На лицах сельской публики, пришедшей взглянуть на первый бесплатный обед, я прочел искреннее сожаление и соболезнование к «беззаконнице».
— Немая, что ли? — спросил я.
— Какое немая! Сирота это, дня два, чай, хлеба не видала.
— Как же ее не внесли, когда составляли список?
— Да ведь бродит она кое-где. На виду не было, ну, и забыли про нее. А уж как бы не записать! А то, вишь, не по закону, а поди-ка ее теперь из-за стола вытащи…
— Ни за что не вытащишь.
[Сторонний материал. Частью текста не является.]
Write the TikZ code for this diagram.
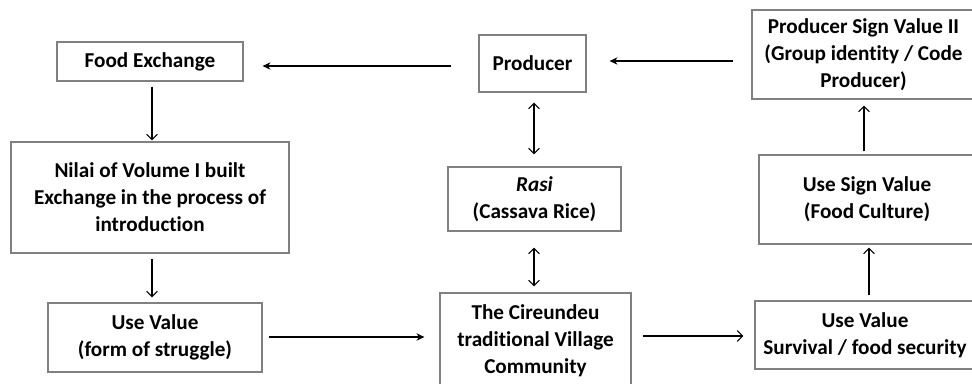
\documentclass[tikz,border=0pt]{standalone}
\usepackage{fontspec}
\setmainfont[Ligatures=NoCommon]{Carlito}
\usetikzlibrary{arrows.meta}
\definecolor{boxgray}{RGB}{128,128,128}
\newcommand{\px}{0.75pt}
\newcommand{\boxfont}{\bfseries\fontsize{15.9}{20.25}\selectfont}
\tikzset{
    box/.style={draw=boxgray, line width=0.8pt, align=center, inner sep=0pt, font=\boxfont},
    fillarrow/.style={line width=0.9pt, -{Stealth[length=6pt, width=5.5pt]}},
    openarrow/.style={line width=0.9pt, -{Straight Barb[length=4pt, width=8pt]}},
    bothway/.style={line width=0.9pt, {Straight Barb[length=4pt, width=8pt]}-{Straight Barb[length=4pt, width=8pt]}}
}
\begin{document}
\begin{tikzpicture}[x=0.75pt,y=-0.75pt]
    \useasboundingbox (0,0) rectangle (972,383);
    \clip (0,0) rectangle (972,383);

    % Left column
    \node[box, minimum width=186*\px, minimum height=39*\px] (food) at (150,61.5) {Food Exchange};
    \node[box, minimum width=278*\px, minimum height=111*\px] (nilai) at (150,197.5) {Nilai of Volume I built\\Exchange in the process of\\introduction};
    \node[box, minimum width=214*\px, minimum height=69*\px] (usel) at (155,337.5) {Use Value\\(form of struggle)};

    % Middle column
    \node[box, minimum width=107*\px, minimum height=57*\px] (prod) at (532.5,63.5) {Producer};
    \node[box, minimum width=173*\px, minimum height=64*\px] (rasi) at (534.5,199) {\textit{Rasi}\\(Cassava Rice)};
    \node[box, minimum width=191*\px, minimum height=96*\px] (cir) at (535.5,341) {The Cireundeu\\traditional Village\\Community};

    % Right column (cut at the right edge)
    \node[box, minimum width=223*\px, minimum height=89*\px] (signii) at (863.5,54.5) {Producer Sign Value II\\(Group identity / Code\\Producer)};
    \node[box, minimum width=216*\px, minimum height=89*\px] (usesign) at (867,199.5) {Use Sign Value\\(Food Culture)};
    \node[box, minimum width=220*\px, minimum height=68*\px] (user) at (865,335) {Use Value\\Survival / food security};

    % Connectors
    \draw[fillarrow] ([shift={(-27,2.5)}]prod.west) -- ([shift={(19,4.5)}]food.east);
    \draw[fillarrow] ([shift={(-18,6.5)}]signii.west) -- ([shift={(23,-2.5)}]prod.east);
    \draw[openarrow] ([shift={(2,5)}]food.south) -- ([shift={(2,-1)}]nilai.north);
    \draw[openarrow] ([shift={(2,5)}]nilai.south) -- ([shift={(-3,-5)}]usel.north);
    \draw[fillarrow] ([shift={(6,-0.5)}]usel.east) -- ([shift={(-15,-4)}]cir.west);
    \draw[bothway] ([shift={(1.5,10)}]prod.south) -- ([shift={(-0.5,-12)}]rasi.north);
    \draw[bothway] ([shift={(-0.5,16)}]rasi.south) -- ([shift={(-1.5,-6)}]cir.north);
    \draw[openarrow] ([shift={(11,-5)}]cir.east) -- ([shift={(-11,1)}]user.west);
    \draw[openarrow] ([shift={(4,-5)}]user.north) -- ([shift={(2,3)}]usesign.south);
    \draw[openarrow] ([shift={(-3,-3)}]usesign.north) -- ([shift={(0.5,6)}]signii.south);
\end{tikzpicture}
\end{document}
Вишь, как припала… Голод закона не знает!
Разумеется, мне тоже пришлось признать за ней самое важное из прав — право голода, и мы тут же вписали со «студентом» ее имя в список… хотя это, по-видимому, произвело на нее так же мало впечатления, как и прежние замечания о совершаемом ею «беззаконии».
Вот сидит за столом мальчишка лет шести. Он сел первым и встал последним. Все время он ел с какой-то мрачной сосредоточенностью, между тем как мать смотрела на него со слезами на глазах. Я боялся, что мальчику повредит эта неумеренность, но меня уверили, что детям это не вредно. «От пищи им вреды не бывает. Напузырится, гляди, как клоп, а через час опять запросит. Вали, Мишка, ничего!»